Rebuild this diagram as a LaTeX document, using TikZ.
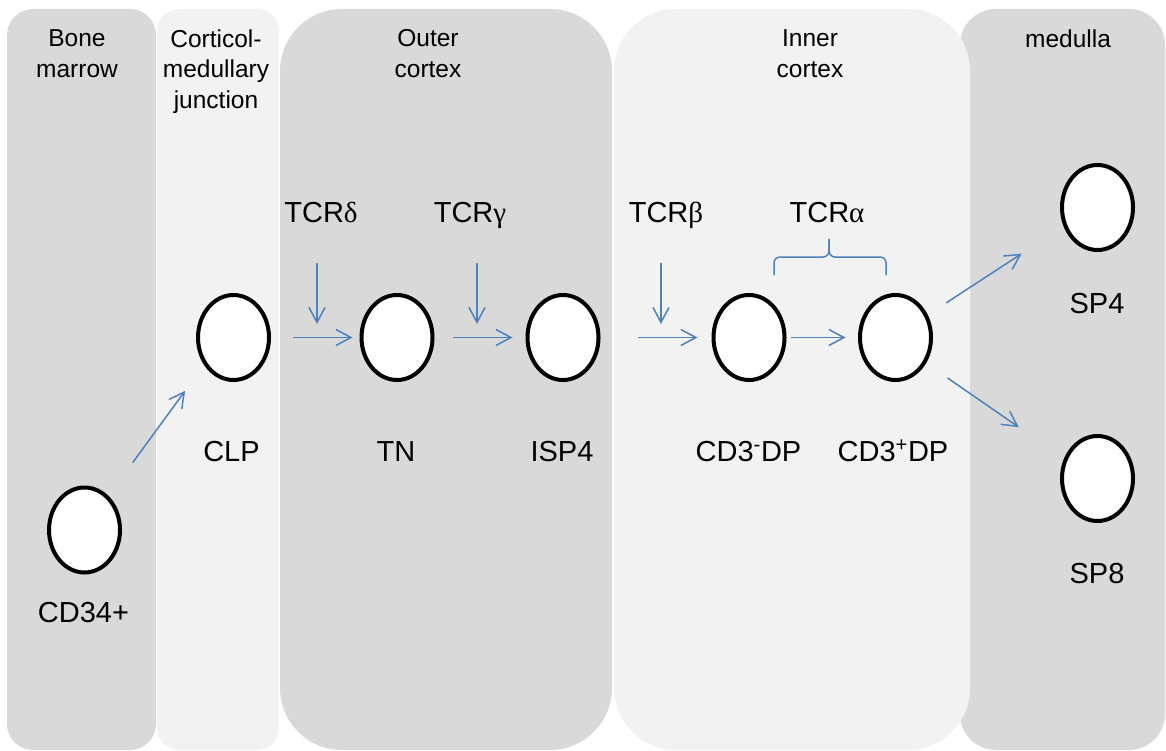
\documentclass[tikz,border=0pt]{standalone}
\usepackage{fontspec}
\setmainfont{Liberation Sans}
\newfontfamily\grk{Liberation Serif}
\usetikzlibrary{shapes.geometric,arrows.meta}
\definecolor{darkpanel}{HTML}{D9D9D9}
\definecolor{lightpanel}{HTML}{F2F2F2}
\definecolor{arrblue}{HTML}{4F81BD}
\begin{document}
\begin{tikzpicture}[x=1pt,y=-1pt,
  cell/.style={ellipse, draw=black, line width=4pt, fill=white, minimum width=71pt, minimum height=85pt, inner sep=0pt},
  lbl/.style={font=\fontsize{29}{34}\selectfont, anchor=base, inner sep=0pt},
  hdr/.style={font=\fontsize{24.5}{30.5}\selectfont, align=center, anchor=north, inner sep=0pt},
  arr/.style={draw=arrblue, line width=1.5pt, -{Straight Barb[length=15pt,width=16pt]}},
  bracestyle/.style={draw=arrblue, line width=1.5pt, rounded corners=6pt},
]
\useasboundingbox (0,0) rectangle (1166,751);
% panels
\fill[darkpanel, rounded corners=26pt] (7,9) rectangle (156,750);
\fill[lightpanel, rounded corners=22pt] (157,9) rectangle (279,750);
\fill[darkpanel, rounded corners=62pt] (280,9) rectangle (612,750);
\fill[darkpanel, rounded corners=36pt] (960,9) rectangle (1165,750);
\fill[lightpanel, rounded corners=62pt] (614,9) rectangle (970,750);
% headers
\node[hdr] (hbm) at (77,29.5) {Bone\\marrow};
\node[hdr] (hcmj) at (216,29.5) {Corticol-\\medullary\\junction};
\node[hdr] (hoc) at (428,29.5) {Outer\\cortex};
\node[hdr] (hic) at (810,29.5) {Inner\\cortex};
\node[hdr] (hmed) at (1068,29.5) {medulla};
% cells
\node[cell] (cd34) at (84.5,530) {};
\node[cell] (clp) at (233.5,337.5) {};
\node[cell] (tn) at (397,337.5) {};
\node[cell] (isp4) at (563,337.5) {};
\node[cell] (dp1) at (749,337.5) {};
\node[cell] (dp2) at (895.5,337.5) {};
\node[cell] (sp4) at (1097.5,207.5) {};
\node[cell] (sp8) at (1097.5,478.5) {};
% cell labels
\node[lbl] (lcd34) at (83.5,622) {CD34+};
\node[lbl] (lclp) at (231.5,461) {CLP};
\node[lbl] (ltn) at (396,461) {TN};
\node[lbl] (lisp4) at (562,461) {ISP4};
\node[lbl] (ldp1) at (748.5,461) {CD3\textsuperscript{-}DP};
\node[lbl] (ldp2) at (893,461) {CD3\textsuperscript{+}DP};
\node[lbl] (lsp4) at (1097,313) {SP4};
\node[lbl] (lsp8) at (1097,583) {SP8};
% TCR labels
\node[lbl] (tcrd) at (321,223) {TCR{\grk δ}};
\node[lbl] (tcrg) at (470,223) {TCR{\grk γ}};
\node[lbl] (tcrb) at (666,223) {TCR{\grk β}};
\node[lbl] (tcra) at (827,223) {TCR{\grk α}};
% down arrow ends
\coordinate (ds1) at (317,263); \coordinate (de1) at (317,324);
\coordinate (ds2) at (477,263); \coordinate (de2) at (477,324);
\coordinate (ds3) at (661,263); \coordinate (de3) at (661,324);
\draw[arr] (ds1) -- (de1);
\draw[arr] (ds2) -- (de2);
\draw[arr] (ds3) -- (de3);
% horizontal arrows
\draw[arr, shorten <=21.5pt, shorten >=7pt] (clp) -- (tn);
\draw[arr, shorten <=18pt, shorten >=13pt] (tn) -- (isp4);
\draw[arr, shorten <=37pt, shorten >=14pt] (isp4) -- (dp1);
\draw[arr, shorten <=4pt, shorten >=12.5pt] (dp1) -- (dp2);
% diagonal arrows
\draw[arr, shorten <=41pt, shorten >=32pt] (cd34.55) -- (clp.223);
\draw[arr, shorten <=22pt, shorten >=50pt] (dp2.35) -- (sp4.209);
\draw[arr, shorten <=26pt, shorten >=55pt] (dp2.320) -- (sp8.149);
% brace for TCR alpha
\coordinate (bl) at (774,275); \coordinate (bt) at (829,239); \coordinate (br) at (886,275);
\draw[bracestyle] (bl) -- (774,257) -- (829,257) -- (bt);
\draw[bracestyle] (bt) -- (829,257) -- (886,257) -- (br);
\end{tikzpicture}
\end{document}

....

**What you will do**
From start to finish, output the listing exactly, but omit its pictures.

**Task output**
Rebuild this diagram as a LaTeX document, using TikZ.
\documentclass[tikz,border=0pt]{standalone}
\usepackage{fontspec}
\setmainfont{Liberation Sans}
\newfontfamily\grk{Liberation Serif}
\usetikzlibrary{shapes.geometric,arrows.meta}
\definecolor{darkpanel}{HTML}{D9D9D9}
\definecolor{lightpanel}{HTML}{F2F2F2}
\definecolor{arrblue}{HTML}{4F81BD}
\begin{document}
\begin{tikzpicture}[x=1pt,y=-1pt,
  cell/.style={ellipse, draw=black, line width=4pt, fill=white, minimum width=71pt, minimum height=85pt, inner sep=0pt},
  lbl/.style={font=\fontsize{29}{34}\selectfont, anchor=base, inner sep=0pt},
  hdr/.style={font=\fontsize{24.5}{30.5}\selectfont, align=center, anchor=north, inner sep=0pt},
  arr/.style={draw=arrblue, line width=1.5pt, -{Straight Barb[length=15pt,width=16pt]}},
  bracestyle/.style={draw=arrblue, line width=1.5pt, rounded corners=6pt},
]
\useasboundingbox (0,0) rectangle (1166,751);
% panels
\fill[darkpanel, rounded corners=26pt] (7,9) rectangle (156,750);
\fill[lightpanel, rounded corners=22pt] (157,9) rectangle (279,750);
\fill[darkpanel, rounded corners=62pt] (280,9) rectangle (612,750);
\fill[darkpanel, rounded corners=36pt] (960,9) rectangle (1165,750);
\fill[lightpanel, rounded corners=62pt] (614,9) rectangle (970,750);
% headers
\node[hdr] (hbm) at (77,29.5) {Bone\\marrow};
\node[hdr] (hcmj) at (216,29.5) {Corticol-\\medullary\\junction};
\node[hdr] (hoc) at (428,29.5) {Outer\\cortex};
\node[hdr] (hic) at (810,29.5) {Inner\\cortex};
\node[hdr] (hmed) at (1068,29.5) {medulla};
% cells
\node[cell] (cd34) at (84.5,530) {};
\node[cell] (clp) at (233.5,337.5) {};
\node[cell] (tn) at (397,337.5) {};
\node[cell] (isp4) at (563,337.5) {};
\node[cell] (dp1) at (749,337.5) {};
\node[cell] (dp2) at (895.5,337.5) {};
\node[cell] (sp4) at (1097.5,207.5) {};
\node[cell] (sp8) at (1097.5,478.5) {};
% cell labels
\node[lbl] (lcd34) at (83.5,622) {CD34+};
\node[lbl] (lclp) at (231.5,461) {CLP};
\node[lbl] (ltn) at (396,461) {TN};
\node[lbl] (lisp4) at (562,461) {ISP4};
\node[lbl] (ldp1) at (748.5,461) {CD3\textsuperscript{-}DP};
\node[lbl] (ldp2) at (893,461) {CD3\textsuperscript{+}DP};
\node[lbl] (lsp4) at (1097,313) {SP4};
\node[lbl] (lsp8) at (1097,583) {SP8};
% TCR labels
\node[lbl] (tcrd) at (321,223) {TCR{\grk δ}};
\node[lbl] (tcrg) at (470,223) {TCR{\grk γ}};
\node[lbl] (tcrb) at (666,223) {TCR{\grk β}};
\node[lbl] (tcra) at (827,223) {TCR{\grk α}};
% down arrow ends
\coordinate (ds1) at (317,263); \coordinate (de1) at (317,324);
\coordinate (ds2) at (477,263); \coordinate (de2) at (477,324);
\coordinate (ds3) at (661,263); \coordinate (de3) at (661,324);
\draw[arr] (ds1) -- (de1);
\draw[arr] (ds2) -- (de2);
\draw[arr] (ds3) -- (de3);
% horizontal arrows
\draw[arr, shorten <=21.5pt, shorten >=7pt] (clp) -- (tn);
\draw[arr, shorten <=18pt, shorten >=13pt] (tn) -- (isp4);
\draw[arr, shorten <=37pt, shorten >=14pt] (isp4) -- (dp1);
\draw[arr, shorten <=4pt, shorten >=12.5pt] (dp1) -- (dp2);
% diagonal arrows
\draw[arr, shorten <=41pt, shorten >=32pt] (cd34.55) -- (clp.223);
\draw[arr, shorten <=22pt, shorten >=50pt] (dp2.35) -- (sp4.209);
\draw[arr, shorten <=26pt, shorten >=55pt] (dp2.320) -- (sp8.149);
% brace for TCR alpha
\coordinate (bl) at (774,275); \coordinate (bt) at (829,239); \coordinate (br) at (886,275);
\draw[bracestyle] (bl) -- (774,257) -- (829,257) -- (bt);
\draw[bracestyle] (bt) -- (829,257) -- (886,257) -- (br);
\end{tikzpicture}
\end{document}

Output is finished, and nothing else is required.